A controller’s morning
It is 06:47. The night shift is nearly over. A controller sits in front of two monitors with half a dozen tabs open: scheduling, attendance, the check-call log, incident reports, customer SLA notes, and a standby-staff channel that, for historical reasons nobody can quite explain, still lives partly outside the main system.
She has a few minutes before the day-shift handover. Three things have happened in the last hour. An officer at a regulated site missed the 06:30 check-call. A backup officer at another site booked off forty minutes early with no reason logged. A customer complaint came in at 03:14 and nobody has acknowledged it. Every one of these is visible somewhere on her screens. None of them is flagged as more urgent than the others. By the time she has worked out which one actually matters, the day shift is already on the road.

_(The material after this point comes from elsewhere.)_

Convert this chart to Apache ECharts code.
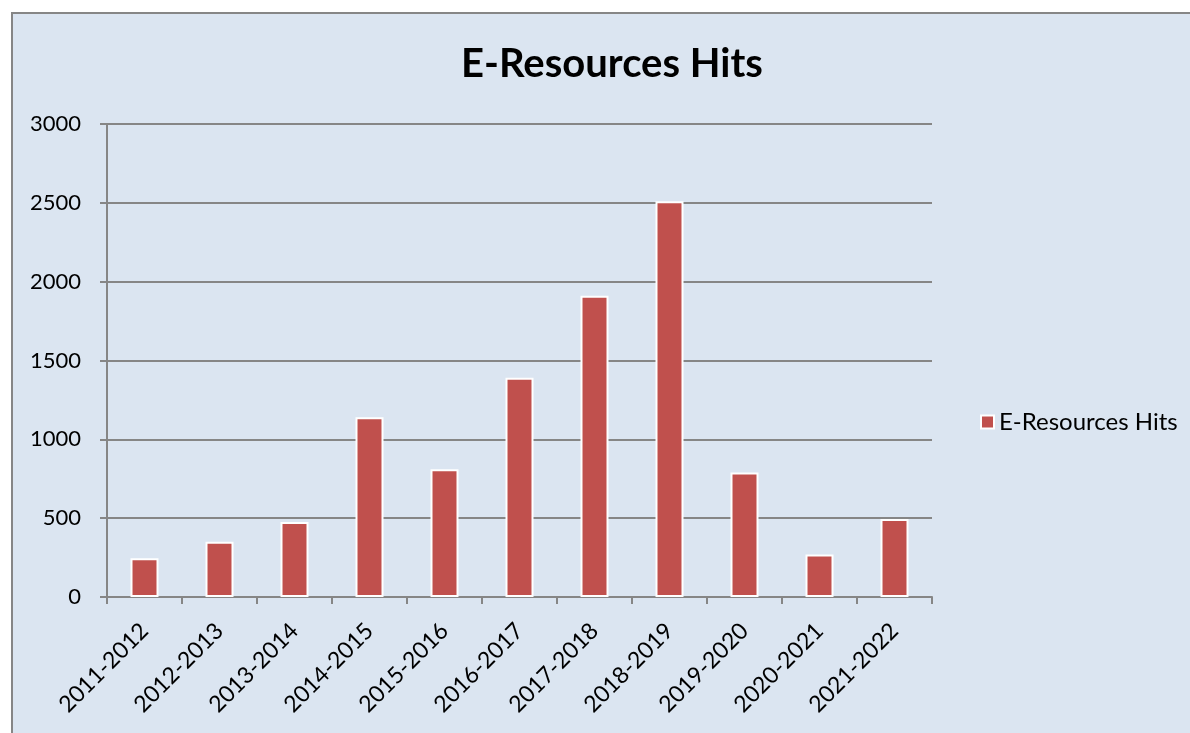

That gap is what I set out to close. Notice what was not the problem. The information was there. The dashboards were there. What was missing was the layer in between, the thing that helps a tired human answer one question quickly: which of these needs me first? A lot of business intelligence work stops just short of that question. It shows you everything and helps you decide nothing.
This is an account of how my team and I built that decision layer for a multi-site operations platform, and the main thing we got wrong before we got it right. The short version: for Agentic BI, the language model should not be the brain. The rules engine should be.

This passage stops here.